__Input data__:
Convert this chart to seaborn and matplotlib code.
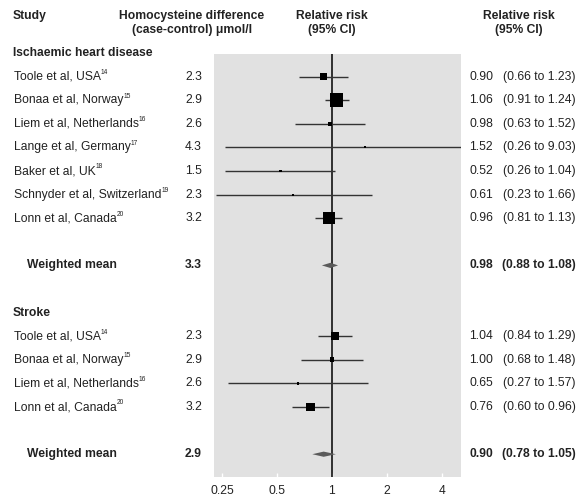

==

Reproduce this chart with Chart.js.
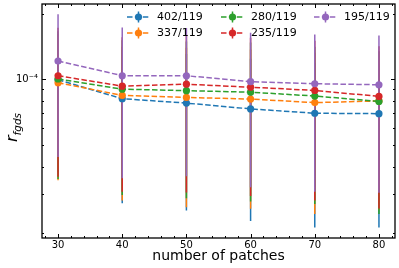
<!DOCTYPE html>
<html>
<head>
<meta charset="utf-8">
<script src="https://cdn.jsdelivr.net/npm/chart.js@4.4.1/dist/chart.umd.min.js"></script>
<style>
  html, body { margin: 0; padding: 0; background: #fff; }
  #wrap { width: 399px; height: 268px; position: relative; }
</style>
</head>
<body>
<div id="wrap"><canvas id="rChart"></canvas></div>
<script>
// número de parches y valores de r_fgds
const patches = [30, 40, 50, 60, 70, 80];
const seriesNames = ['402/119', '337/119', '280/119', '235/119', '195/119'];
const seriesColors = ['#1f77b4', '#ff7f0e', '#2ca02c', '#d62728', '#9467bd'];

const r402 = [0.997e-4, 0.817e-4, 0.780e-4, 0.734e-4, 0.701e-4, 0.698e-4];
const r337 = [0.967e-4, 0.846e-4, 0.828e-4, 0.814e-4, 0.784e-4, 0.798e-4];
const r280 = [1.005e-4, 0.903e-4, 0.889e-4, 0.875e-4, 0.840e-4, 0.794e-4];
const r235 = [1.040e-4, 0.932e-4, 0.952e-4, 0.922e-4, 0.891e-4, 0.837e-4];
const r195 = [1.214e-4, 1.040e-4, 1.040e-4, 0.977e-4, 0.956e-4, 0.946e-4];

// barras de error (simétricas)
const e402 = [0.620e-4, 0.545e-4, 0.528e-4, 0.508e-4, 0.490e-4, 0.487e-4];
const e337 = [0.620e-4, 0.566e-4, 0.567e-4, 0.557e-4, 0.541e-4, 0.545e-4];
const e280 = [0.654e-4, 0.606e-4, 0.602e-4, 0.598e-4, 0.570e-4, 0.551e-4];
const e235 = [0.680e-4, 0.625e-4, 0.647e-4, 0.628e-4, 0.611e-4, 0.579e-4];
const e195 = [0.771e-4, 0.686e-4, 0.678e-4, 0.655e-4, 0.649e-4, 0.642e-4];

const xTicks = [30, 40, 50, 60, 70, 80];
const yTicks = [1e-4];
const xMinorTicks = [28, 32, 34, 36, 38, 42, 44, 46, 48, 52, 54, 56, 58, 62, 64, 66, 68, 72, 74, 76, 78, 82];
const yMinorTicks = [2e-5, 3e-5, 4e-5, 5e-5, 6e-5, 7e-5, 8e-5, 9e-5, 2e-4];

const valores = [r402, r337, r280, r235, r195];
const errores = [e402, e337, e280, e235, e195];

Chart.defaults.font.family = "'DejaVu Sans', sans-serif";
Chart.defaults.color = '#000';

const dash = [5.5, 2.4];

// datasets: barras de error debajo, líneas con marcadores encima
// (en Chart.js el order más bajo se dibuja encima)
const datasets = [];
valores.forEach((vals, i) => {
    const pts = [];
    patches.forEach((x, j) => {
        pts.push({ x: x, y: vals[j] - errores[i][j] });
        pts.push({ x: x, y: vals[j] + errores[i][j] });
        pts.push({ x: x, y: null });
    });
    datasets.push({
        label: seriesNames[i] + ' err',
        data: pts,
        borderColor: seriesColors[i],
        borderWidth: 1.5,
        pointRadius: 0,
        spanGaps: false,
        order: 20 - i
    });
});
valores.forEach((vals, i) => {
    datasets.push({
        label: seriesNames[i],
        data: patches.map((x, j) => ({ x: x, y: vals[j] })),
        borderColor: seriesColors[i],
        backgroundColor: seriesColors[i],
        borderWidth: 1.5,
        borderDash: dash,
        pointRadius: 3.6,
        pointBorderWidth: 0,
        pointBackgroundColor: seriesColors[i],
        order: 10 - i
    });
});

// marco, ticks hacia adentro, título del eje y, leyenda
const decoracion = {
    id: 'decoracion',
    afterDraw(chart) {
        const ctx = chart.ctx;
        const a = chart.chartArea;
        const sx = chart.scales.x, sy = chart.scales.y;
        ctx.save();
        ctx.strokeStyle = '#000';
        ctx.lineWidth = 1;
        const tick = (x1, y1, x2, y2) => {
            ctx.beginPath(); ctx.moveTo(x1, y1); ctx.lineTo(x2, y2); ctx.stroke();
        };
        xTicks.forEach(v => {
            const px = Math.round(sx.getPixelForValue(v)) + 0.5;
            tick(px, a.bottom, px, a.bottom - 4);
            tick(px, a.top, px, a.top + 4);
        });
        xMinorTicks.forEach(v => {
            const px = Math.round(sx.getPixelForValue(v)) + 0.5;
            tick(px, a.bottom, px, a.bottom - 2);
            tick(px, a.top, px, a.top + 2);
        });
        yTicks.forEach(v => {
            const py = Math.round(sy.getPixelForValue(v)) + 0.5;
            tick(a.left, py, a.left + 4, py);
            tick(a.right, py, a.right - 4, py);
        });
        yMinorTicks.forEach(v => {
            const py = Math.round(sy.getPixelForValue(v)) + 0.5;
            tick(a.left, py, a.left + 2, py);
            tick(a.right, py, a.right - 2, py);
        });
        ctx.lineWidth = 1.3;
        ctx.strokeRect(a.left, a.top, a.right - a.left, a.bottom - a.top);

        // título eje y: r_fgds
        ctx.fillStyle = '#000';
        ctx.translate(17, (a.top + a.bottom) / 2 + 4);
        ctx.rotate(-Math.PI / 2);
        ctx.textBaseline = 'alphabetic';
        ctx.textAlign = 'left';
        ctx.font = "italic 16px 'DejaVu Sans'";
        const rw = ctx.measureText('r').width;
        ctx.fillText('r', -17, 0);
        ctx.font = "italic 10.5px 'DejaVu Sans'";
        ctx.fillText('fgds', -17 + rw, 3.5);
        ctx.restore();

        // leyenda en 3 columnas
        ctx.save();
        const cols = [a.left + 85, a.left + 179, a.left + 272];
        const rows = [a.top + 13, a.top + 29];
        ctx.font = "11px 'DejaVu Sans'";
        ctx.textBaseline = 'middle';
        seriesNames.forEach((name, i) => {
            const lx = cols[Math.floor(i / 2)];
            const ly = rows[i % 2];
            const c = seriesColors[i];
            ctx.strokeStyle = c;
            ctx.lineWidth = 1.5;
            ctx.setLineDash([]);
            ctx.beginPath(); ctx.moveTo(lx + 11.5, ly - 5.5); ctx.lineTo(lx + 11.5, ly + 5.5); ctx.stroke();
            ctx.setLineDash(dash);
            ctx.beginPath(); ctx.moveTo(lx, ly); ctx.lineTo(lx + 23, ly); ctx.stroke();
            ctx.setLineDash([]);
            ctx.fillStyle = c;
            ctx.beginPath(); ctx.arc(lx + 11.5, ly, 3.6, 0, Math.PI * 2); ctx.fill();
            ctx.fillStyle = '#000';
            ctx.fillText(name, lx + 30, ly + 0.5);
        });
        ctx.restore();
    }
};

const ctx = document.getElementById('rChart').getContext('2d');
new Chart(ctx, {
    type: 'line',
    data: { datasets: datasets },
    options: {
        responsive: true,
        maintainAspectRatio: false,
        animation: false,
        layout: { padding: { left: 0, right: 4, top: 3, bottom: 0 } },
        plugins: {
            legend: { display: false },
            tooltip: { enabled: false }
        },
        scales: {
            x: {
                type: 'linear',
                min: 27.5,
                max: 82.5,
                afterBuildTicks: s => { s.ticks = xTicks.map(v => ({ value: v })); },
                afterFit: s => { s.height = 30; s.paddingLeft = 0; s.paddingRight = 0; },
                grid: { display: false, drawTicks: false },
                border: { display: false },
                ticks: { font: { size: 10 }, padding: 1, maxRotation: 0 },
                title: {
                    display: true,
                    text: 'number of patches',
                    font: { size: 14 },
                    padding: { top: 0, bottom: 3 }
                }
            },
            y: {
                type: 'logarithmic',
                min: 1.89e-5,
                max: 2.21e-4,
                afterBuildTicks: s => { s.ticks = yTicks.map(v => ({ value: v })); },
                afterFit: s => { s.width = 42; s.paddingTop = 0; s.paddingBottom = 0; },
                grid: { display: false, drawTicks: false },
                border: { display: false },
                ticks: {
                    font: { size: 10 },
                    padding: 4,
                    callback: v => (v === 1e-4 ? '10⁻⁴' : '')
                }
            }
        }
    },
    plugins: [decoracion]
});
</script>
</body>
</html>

==

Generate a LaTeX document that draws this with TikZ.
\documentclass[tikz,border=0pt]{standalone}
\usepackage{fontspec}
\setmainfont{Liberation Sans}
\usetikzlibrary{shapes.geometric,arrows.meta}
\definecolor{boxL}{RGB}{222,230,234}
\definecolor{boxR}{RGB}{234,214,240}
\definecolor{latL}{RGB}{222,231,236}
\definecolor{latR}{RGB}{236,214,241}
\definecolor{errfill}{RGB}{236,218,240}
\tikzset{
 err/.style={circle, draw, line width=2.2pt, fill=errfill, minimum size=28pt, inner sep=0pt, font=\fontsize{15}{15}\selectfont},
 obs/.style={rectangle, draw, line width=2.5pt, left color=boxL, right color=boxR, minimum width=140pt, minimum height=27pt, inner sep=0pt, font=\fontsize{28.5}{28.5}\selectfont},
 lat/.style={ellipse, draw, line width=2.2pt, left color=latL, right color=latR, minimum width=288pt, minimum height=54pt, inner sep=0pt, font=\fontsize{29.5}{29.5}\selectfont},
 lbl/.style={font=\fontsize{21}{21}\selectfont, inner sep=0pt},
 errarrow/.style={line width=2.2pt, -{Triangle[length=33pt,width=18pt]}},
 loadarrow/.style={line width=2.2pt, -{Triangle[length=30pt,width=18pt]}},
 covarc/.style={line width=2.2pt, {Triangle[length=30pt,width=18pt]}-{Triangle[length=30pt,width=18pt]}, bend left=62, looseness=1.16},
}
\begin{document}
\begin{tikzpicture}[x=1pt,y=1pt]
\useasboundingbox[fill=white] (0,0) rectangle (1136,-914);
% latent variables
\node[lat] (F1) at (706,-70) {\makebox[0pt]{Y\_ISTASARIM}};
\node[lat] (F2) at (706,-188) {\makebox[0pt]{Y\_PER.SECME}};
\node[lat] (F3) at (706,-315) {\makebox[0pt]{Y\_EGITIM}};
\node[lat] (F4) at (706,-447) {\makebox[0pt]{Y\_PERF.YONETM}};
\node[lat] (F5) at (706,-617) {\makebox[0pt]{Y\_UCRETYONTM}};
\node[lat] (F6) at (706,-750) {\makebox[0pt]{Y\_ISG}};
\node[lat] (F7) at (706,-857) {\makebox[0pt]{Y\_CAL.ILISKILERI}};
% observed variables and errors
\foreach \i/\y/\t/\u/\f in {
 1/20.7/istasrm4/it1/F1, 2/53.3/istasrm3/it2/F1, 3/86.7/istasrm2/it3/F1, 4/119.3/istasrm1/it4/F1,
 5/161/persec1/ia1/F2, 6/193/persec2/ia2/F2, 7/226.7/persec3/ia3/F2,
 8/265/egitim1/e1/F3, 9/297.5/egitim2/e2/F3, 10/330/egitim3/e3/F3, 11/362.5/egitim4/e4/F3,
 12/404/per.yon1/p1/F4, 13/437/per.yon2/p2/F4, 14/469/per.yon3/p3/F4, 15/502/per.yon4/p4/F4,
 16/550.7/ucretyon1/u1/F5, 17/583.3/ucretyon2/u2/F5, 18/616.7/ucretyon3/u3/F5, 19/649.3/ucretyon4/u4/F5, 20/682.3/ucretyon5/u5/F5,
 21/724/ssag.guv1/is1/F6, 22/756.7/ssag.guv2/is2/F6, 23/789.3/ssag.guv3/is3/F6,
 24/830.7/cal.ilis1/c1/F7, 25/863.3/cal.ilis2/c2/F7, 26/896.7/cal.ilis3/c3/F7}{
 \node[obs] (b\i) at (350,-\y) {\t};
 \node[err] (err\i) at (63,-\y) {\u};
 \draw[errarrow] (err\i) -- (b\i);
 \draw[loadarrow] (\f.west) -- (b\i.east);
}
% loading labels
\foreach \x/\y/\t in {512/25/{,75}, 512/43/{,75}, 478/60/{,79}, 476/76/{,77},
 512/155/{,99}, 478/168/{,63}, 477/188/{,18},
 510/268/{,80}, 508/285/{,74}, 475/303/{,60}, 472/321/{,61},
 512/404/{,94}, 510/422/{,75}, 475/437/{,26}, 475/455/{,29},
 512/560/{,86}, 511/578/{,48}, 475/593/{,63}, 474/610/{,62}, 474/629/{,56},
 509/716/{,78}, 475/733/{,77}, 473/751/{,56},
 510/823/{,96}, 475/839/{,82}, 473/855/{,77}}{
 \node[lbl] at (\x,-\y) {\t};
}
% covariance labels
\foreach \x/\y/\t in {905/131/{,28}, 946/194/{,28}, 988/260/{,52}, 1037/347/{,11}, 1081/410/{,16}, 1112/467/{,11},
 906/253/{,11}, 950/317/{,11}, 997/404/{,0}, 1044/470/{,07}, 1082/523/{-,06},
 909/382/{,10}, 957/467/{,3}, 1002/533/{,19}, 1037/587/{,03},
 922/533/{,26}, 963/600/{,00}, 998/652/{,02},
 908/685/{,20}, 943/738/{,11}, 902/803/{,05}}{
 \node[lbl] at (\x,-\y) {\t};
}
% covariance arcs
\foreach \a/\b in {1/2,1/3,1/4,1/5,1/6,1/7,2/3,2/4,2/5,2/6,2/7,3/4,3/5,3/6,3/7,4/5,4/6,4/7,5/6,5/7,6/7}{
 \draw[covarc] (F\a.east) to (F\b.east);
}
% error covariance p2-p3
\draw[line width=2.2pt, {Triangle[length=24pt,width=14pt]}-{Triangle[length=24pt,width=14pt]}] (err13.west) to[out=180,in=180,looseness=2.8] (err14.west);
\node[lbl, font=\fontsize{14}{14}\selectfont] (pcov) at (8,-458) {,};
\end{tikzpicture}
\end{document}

__Set problem__: Taking the entries above, extract every line from the one bearing "Reproduce this chart with Chart.js." through the one bearing "0.977e-4, 0.956e-4, 0.946e-4];", exactly, with no pictures.

__Solved problem__:
Reproduce this chart with Chart.js.
<!DOCTYPE html>
<html>
<head>
<meta charset="utf-8">
<script src="https://cdn.jsdelivr.net/npm/chart.js@4.4.1/dist/chart.umd.min.js"></script>
<style>
  html, body { margin: 0; padding: 0; background: #fff; }
  #wrap { width: 399px; height: 268px; position: relative; }
</style>
</head>
<body>
<div id="wrap"><canvas id="rChart"></canvas></div>
<script>
// número de parches y valores de r_fgds
const patches = [30, 40, 50, 60, 70, 80];
const seriesNames = ['402/119', '337/119', '280/119', '235/119', '195/119'];
const seriesColors = ['#1f77b4', '#ff7f0e', '#2ca02c', '#d62728', '#9467bd'];

const r402 = [0.997e-4, 0.817e-4, 0.780e-4, 0.734e-4, 0.701e-4, 0.698e-4];
const r337 = [0.967e-4, 0.846e-4, 0.828e-4, 0.814e-4, 0.784e-4, 0.798e-4];
const r280 = [1.005e-4, 0.903e-4, 0.889e-4, 0.875e-4, 0.840e-4, 0.794e-4];
const r235 = [1.040e-4, 0.932e-4, 0.952e-4, 0.922e-4, 0.891e-4, 0.837e-4];
const r195 = [1.214e-4, 1.040e-4, 1.040e-4, 0.977e-4, 0.956e-4, 0.946e-4];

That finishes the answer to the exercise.